I recently read a very good blog post on More Than a Living in which the author, Rick Turoczy, posits that an artisan is more important than their tools. Seems rather obvious when it's worded like that, eh?
The author makes an excellent point.
People are quite protective of their “tools.”
Oooh. Tools. They’re oh-so-valuable. Lah-di-dah.
Their software. Their methodology. Their ways of doing things. Little flowcharts. Templates. Processes. Scorecards. Whatever.
The perceived value of these tools is huge.
But what about the actual value?
I’d say that there isn’t much value in the tool, at all.
In reality, a tool only becomes valuable by being a tool. By becoming something more in the hands of an artisan to manipulate it.
An artisan can quickly transition to new tools. In the MTL article, the author discusses Toby, an Excel whiz. A spreadsheet is Toby's tool. Excel may be his choice of paintbrush today, but I'm sure he can very quickly pick up any other spreadsheet program and quickly produce a masterpiece. He is master of financial modeling.
Over the years, I've seen technology job postings become extremely tool-specific, e.g. the following required applicant skill set pulled directly from a job listing on dice.com. I've edited the layout of the post for reasons of legibility, brevity, and removal of pure BS.
- Experience in Web-based software application development experience to include:
- internet integration server (iis) / active directory (ad) / SQL Server 2003 & 2005, SSIS, Visual Studio Team system.
- Understanding of intranet / extranet development / reverse proxy/Share Point portal / windows Share Point services.
- Understanding of impacts of multiple locations spread out globally connected by wide area network of varying speeds with varying desktop configurations.
- Understanding of multiple language, currency and locality impacts
- Use and development of web services
- Good software development practices including controlled processes and separation of development, test, and production environments.
Contrast these job requirements with the idea of an artisan being more important that their tools. One cause of this type of job posting is the need of headhunters and HR personnel -- through no fault of their own -- to have a checklist with which to filter candidates without consuming valuable interview time and resources. But even so, this type of job posting seems peculiar to technical industries. Have you ever seen a job posting for a carpenter that required 2 years experience with a Stanley 22 oz Antivibe Framing Hammer? Of course not.
Given an applicant's demonstrated competency in my field (programming in my case), I don't hire based upon experience with specific tools. Instead, I've always tried to hire based upon three criteria.
- Motivation. Does the candidate show a history of completing tasks and projects? If presented with a problem, do they truly attempt to solve it? Are they lifelong learners? Do they read technical books and journals? Do they play with new technologies? Is this a profession or merely a job?

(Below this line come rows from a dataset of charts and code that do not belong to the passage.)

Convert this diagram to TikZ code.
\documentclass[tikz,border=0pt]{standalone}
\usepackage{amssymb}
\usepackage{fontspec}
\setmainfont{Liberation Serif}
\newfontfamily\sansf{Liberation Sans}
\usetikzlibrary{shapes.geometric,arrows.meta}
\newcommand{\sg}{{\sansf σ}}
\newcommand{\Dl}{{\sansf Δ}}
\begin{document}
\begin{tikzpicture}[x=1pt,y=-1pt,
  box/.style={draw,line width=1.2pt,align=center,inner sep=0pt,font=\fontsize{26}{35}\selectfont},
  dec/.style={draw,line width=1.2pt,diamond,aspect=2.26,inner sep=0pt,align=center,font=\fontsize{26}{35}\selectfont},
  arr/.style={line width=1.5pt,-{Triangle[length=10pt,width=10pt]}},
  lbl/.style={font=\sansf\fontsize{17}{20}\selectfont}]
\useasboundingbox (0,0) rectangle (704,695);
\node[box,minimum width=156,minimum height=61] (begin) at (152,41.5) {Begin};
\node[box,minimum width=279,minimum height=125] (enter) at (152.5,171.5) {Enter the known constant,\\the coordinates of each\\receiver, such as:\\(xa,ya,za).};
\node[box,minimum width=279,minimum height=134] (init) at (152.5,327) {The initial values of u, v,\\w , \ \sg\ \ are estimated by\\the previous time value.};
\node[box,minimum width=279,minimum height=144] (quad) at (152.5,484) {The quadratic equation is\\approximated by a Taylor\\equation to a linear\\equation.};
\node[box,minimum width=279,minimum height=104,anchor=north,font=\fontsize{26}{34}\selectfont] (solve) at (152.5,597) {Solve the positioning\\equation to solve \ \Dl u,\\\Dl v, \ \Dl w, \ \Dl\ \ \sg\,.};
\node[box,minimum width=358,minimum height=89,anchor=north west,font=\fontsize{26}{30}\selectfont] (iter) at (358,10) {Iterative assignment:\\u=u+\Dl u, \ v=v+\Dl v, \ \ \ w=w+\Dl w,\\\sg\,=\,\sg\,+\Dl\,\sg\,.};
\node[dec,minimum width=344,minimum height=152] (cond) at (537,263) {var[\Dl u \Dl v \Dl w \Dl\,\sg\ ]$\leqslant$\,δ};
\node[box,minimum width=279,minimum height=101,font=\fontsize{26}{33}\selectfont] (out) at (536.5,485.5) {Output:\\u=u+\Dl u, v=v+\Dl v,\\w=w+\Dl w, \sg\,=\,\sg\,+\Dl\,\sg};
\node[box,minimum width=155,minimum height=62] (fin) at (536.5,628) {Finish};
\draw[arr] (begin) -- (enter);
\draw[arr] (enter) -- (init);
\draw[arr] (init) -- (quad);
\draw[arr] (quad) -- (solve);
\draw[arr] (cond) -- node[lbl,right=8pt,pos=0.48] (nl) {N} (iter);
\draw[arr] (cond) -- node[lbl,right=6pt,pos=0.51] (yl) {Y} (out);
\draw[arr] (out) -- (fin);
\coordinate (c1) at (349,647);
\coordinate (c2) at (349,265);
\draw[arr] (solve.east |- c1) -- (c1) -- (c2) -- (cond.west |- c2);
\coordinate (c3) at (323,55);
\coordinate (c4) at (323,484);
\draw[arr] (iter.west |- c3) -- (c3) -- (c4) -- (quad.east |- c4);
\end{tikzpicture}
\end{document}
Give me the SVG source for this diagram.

- Intelligence. How do they solve problems? When presented with a problem, do they latch onto the first solution they dream up, or do they develop and evaluate multiple possible solutions? Are they open to new ideas? How well do they think through the balancing of conflicting ideas, requirements, and solutions?
- Personableness. How well will this person fit on the team? I try to imagine the person on the team and how the other team members will relate with them.
Given the potent combination of motivation and intelligence, a Java programmer quickly becomes a C# .NET expert -- or vice-versa; experience with specific tools is nice, but relatively unimportant. But even motivation and intelligence must be balanced with how well the candidate will fit in with a team; even the most talented performer isn't worth the cost of disrupting your team. Terrell Owens is arguably the best receiver in the National Football League, but he has eventually poisoned the locker room of every team for whom he has ever played.
I would never turn down a top-shelf developer because they didn't possess experience in a particular toolset. I don't hire carpenters because of the type of hammer in the tool belt, but rather their knowledge of construction techniques, materials, and craftsmanship. It was Einstein the artisan that revolutionized physics, not his writing implements and certainly not whatever brand of slide rule he used. Mario Andretti not only won auto races in many different types of cars, but also in many different types of auto races.
If you wanted a portrait done in watercolors, would you rule out a Rembrandt because he primarily worked in oils and engravings? I thought not.